Low Success Rate: This indicates that many test phrases failed the test because they either didn't match the expected intents, or they did so with low match ratings. Here below is an example of the latter:

To improve the success rate, focus on training the associated intents to improve the scores. This might involve adding training phrases or removing irrelevant ones. Often, removing irrelevant training phrases can be more effective than adding new training phrases.

False Positives: A false positive occurs when a test phrase matches an intent other than the expected intent. False positives are indicated with an "FP" indicator, like is shown in our example below:

To correct false positives, here again, focus on training the associated intents.

A false positive is often indicative of some overlap in the training of the two intents. It is recommended that you remove training phrases from each of the intents that are too similar to each other. Adding more training phrases can help as well.

Compare reports

A true comparison of reports – to accurately determine if the domain/model is improving or regressing from one version to another – is only possible when the test set remains the same in both tests. Therefore, if you want to compare reports, LivePerson recommends that you keep the test set the same, changing only the model between tests.

To compare reports

  1. Open the domain.
  2. Click Model Tester in the upper-left corner.
  3. Click the Test Reports tab.
  4. In the dashboard that lists the reports, select the checkboxes for both reports.
  5. Click Compare Reports in the upper-right corner.

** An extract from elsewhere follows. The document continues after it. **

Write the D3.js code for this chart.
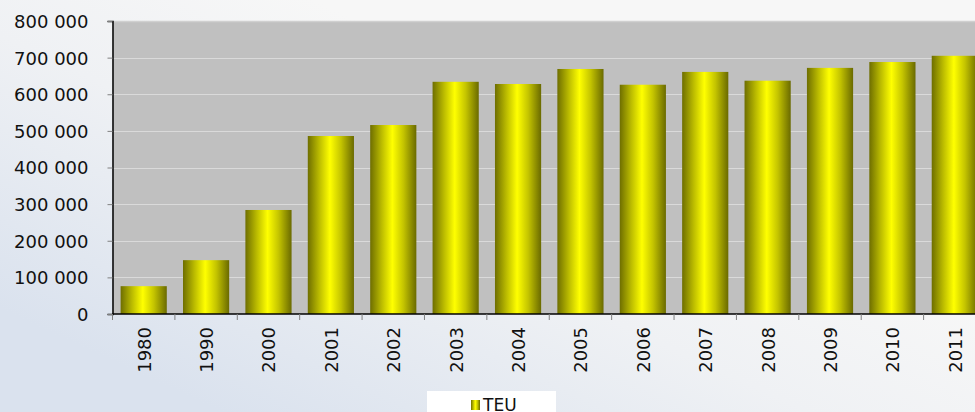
<!DOCTYPE html>
<html>
<head>
<meta charset="utf-8">
<script src="https://cdn.jsdelivr.net/npm/d3@7"></script>
<style>
  body { margin: 0; overflow: hidden; }
</style>
</head>
<body>
<script>
var width = 975;
var height = 412;

var years = ["1980", "1990", "2000", "2001", "2002", "2003", "2004", "2005", "2006", "2007", "2008", "2009", "2010", "2011"];
var teu = [76000, 147000, 284000, 486000, 516000, 634000, 628000, 669000, 626000, 661000, 637000, 672000, 688000, 705000];
var yTicks = [0, 100000, 200000, 300000, 400000, 500000, 600000, 700000, 800000];

var data = years.map((y, i) => ({year: y, value: teu[i]}));

var plot = {left: 112.5, top: 21, bottom: 314, right: 986};
var font = "'DejaVu Sans', Verdana, sans-serif";

var svg = d3.select("body")
  .append("svg")
  .attr("width", width)
  .attr("height", height)
  .style("font-family", font);

var defs = svg.append("defs");

var bg = defs.append("linearGradient").attr("id", "bg")
  .attr("x1", "0%").attr("y1", "75%").attr("x2", "55%").attr("y2", "25%");
bg.append("stop").attr("offset", "0%").attr("stop-color", "#dae2ee");
bg.append("stop").attr("offset", "60%").attr("stop-color", "#eff1f4");
bg.append("stop").attr("offset", "100%").attr("stop-color", "#f7f7f7");

var barGrad = defs.append("linearGradient").attr("id", "bar")
  .attr("x1", "0%").attr("x2", "100%").attr("y1", "0%").attr("y2", "0%");
barGrad.append("stop").attr("offset", "0%").attr("stop-color", "#6e6e00");
barGrad.append("stop").attr("offset", "25%").attr("stop-color", "#bcbc00");
barGrad.append("stop").attr("offset", "48%").attr("stop-color", "#ffff00");
barGrad.append("stop").attr("offset", "72%").attr("stop-color", "#c4c400");
barGrad.append("stop").attr("offset", "100%").attr("stop-color", "#6a6a00");

svg.append("rect")
  .attr("width", width)
  .attr("height", height)
  .attr("fill", "url(#bg)");

var x = d3.scaleBand()
  .domain(years)
  .range([plot.left, plot.right])
  .paddingInner(0.26)
  .paddingOuter(0.13);

var y = d3.scaleLinear()
  .domain([0, 800000])
  .range([plot.bottom, plot.top]);

// plot area
svg.append("rect")
  .attr("x", plot.left)
  .attr("y", plot.top)
  .attr("width", plot.right - plot.left)
  .attr("height", plot.bottom - plot.top)
  .attr("fill", "#c0c0c0");

// grid lines
svg.selectAll("grid").data(yTicks.filter(d => d > 0)).enter()
  .append("line")
  .attr("x1", plot.left)
  .attr("x2", plot.right)
  .attr("y1", d => Math.round(y(d)) + 0.5)
  .attr("y2", d => Math.round(y(d)) + 0.5)
  .attr("stroke", d => d == 800000 ? "#d0d0d0" : "#dadada")
  .attr("stroke-width", d => d == 800000 ? 1.5 : 1.2);

// bars
svg.selectAll("bars").data(data).enter()
  .append("rect")
  .attr("x", d => x(d.year))
  .attr("y", d => y(d.value))
  .attr("width", x.bandwidth())
  .attr("height", d => plot.bottom - y(d.value))
  .attr("fill", "url(#bar)");

// y axis
var fmt = d => d3.format(",")(d).replace(/,/g, " ");
var yAxis = svg.append("g")
  .attr("transform", "translate(" + plot.left + ",0)")
  .call(d3.axisLeft(y).tickValues(yTicks).tickFormat(fmt).tickSize(5).tickPadding(19));
yAxis.attr("font-family", font).attr("font-size", 18);
yAxis.select(".domain").attr("stroke", "#000").attr("stroke-width", 1.5);
yAxis.selectAll(".tick line").attr("stroke", "#808080");
yAxis.selectAll(".tick text").attr("fill", "#111").attr("dy", "0.36em");

// x axis
var step = x.step();
var xAxis = svg.append("g")
  .attr("transform", "translate(0," + plot.bottom + ")");
xAxis.append("line")
  .attr("x1", plot.left).attr("x2", plot.right)
  .attr("y1", 0).attr("y2", 0)
  .attr("stroke", "#000").attr("stroke-width", 1.5);
xAxis.selectAll("ticks").data(d3.range(years.length + 1)).enter()
  .append("line")
  .attr("x1", i => plot.left + i * step)
  .attr("x2", i => plot.left + i * step)
  .attr("y1", 0).attr("y2", 6)
  .attr("stroke", "#808080");
xAxis.selectAll("labels").data(years).enter()
  .append("text")
  .attr("transform", d => "translate(" + (x(d) + x.bandwidth() / 2 + 7) + ",13) rotate(-90)")
  .attr("text-anchor", "end")
  .attr("font-size", 18)
  .attr("fill", "#111")
  .text(d => d);

// legend
var legend = svg.append("g");
legend.append("rect")
  .attr("x", 427).attr("y", 391)
  .attr("width", 129).attr("height", 21)
  .attr("fill", "#ffffff");
legend.append("rect")
  .attr("x", 471).attr("y", 400)
  .attr("width", 9).attr("height", 10)
  .attr("fill", "url(#bar)");
legend.append("text")
  .attr("x", 483).attr("y", 410.5)
  .attr("font-size", 17)
  .attr("fill", "#111")
  .text("TEU");
</script>
</body>
</html>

    Note that a test phrase that is present in one test but not in another is marked with “ – “ in the latter.

Best practices

LivePerson recommends that you keep modifications to the test set to a minimum, as changing this more often makes comparisons more difficult. A best practice is to:

  1. Create a strong test set.
  2. Test the intents.
  3. Improve the intents.
  4. Compare the results.

Steps 2 through 4 should be done frequently. Changes to the test set should only happen if necessary, i.e., if intents are added or removed.